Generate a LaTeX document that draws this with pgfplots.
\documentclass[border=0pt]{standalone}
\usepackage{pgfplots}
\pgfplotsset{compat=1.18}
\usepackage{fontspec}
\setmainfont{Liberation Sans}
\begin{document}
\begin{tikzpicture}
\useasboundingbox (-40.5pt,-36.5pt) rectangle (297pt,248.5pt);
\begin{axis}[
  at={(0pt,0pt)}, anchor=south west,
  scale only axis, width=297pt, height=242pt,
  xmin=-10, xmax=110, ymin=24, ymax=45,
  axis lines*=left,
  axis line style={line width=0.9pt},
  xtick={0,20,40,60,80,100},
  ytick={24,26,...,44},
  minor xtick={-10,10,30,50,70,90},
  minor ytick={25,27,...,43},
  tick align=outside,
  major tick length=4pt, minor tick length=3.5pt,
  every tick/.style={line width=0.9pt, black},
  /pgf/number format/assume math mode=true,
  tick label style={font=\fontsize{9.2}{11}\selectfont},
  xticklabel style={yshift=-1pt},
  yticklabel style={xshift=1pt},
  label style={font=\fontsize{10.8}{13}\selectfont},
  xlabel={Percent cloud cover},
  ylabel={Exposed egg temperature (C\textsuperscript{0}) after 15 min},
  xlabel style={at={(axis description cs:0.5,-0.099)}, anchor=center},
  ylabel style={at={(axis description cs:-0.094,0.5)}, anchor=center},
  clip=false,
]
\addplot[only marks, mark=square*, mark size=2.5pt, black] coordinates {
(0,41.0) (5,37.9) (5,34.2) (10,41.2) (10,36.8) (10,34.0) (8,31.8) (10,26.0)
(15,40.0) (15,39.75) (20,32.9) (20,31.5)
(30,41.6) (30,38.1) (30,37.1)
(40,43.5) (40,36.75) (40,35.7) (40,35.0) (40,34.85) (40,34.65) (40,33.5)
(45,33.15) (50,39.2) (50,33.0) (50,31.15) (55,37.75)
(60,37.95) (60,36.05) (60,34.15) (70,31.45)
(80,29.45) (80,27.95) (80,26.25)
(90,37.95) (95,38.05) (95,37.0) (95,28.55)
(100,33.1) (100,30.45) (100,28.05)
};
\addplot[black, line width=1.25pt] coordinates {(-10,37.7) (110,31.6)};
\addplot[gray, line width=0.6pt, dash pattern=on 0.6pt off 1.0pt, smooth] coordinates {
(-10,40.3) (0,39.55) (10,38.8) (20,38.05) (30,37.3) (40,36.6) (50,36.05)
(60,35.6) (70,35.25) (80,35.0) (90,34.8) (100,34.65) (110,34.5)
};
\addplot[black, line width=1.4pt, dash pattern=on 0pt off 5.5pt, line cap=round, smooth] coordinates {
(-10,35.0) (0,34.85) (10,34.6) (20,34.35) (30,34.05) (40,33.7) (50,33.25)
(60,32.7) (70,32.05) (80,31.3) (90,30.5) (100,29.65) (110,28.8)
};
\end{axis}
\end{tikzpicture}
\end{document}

▶ [SHORT PROBLEM]: Recopy the whole listing exactly.

▶ [SOLUTION]:
Generate a LaTeX document that draws this with pgfplots.
\documentclass[border=0pt]{standalone}
\usepackage{pgfplots}
\pgfplotsset{compat=1.18}
\usepackage{fontspec}
\setmainfont{Liberation Sans}
\begin{document}
\begin{tikzpicture}
\useasboundingbox (-40.5pt,-36.5pt) rectangle (297pt,248.5pt);
\begin{axis}[
  at={(0pt,0pt)}, anchor=south west,
  scale only axis, width=297pt, height=242pt,
  xmin=-10, xmax=110, ymin=24, ymax=45,
  axis lines*=left,
  axis line style={line width=0.9pt},
  xtick={0,20,40,60,80,100},
  ytick={24,26,...,44},
  minor xtick={-10,10,30,50,70,90},
  minor ytick={25,27,...,43},
  tick align=outside,
  major tick length=4pt, minor tick length=3.5pt,
  every tick/.style={line width=0.9pt, black},
  /pgf/number format/assume math mode=true,
  tick label style={font=\fontsize{9.2}{11}\selectfont},
  xticklabel style={yshift=-1pt},
  yticklabel style={xshift=1pt},
  label style={font=\fontsize{10.8}{13}\selectfont},
  xlabel={Percent cloud cover},
  ylabel={Exposed egg temperature (C\textsuperscript{0}) after 15 min},
  xlabel style={at={(axis description cs:0.5,-0.099)}, anchor=center},
  ylabel style={at={(axis description cs:-0.094,0.5)}, anchor=center},
  clip=false,
]
\addplot[only marks, mark=square*, mark size=2.5pt, black] coordinates {
(0,41.0) (5,37.9) (5,34.2) (10,41.2) (10,36.8) (10,34.0) (8,31.8) (10,26.0)
(15,40.0) (15,39.75) (20,32.9) (20,31.5)
(30,41.6) (30,38.1) (30,37.1)
(40,43.5) (40,36.75) (40,35.7) (40,35.0) (40,34.85) (40,34.65) (40,33.5)
(45,33.15) (50,39.2) (50,33.0) (50,31.15) (55,37.75)
(60,37.95) (60,36.05) (60,34.15) (70,31.45)
(80,29.45) (80,27.95) (80,26.25)
(90,37.95) (95,38.05) (95,37.0) (95,28.55)
(100,33.1) (100,30.45) (100,28.05)
};
\addplot[black, line width=1.25pt] coordinates {(-10,37.7) (110,31.6)};
\addplot[gray, line width=0.6pt, dash pattern=on 0.6pt off 1.0pt, smooth] coordinates {
(-10,40.3) (0,39.55) (10,38.8) (20,38.05) (30,37.3) (40,36.6) (50,36.05)
(60,35.6) (70,35.25) (80,35.0) (90,34.8) (100,34.65) (110,34.5)
};
\addplot[black, line width=1.4pt, dash pattern=on 0pt off 5.5pt, line cap=round, smooth] coordinates {
(-10,35.0) (0,34.85) (10,34.6) (20,34.35) (30,34.05) (40,33.7) (50,33.25)
(60,32.7) (70,32.05) (80,31.3) (90,30.5) (100,29.65) (110,28.8)
};
\end{axis}
\end{tikzpicture}
\end{document}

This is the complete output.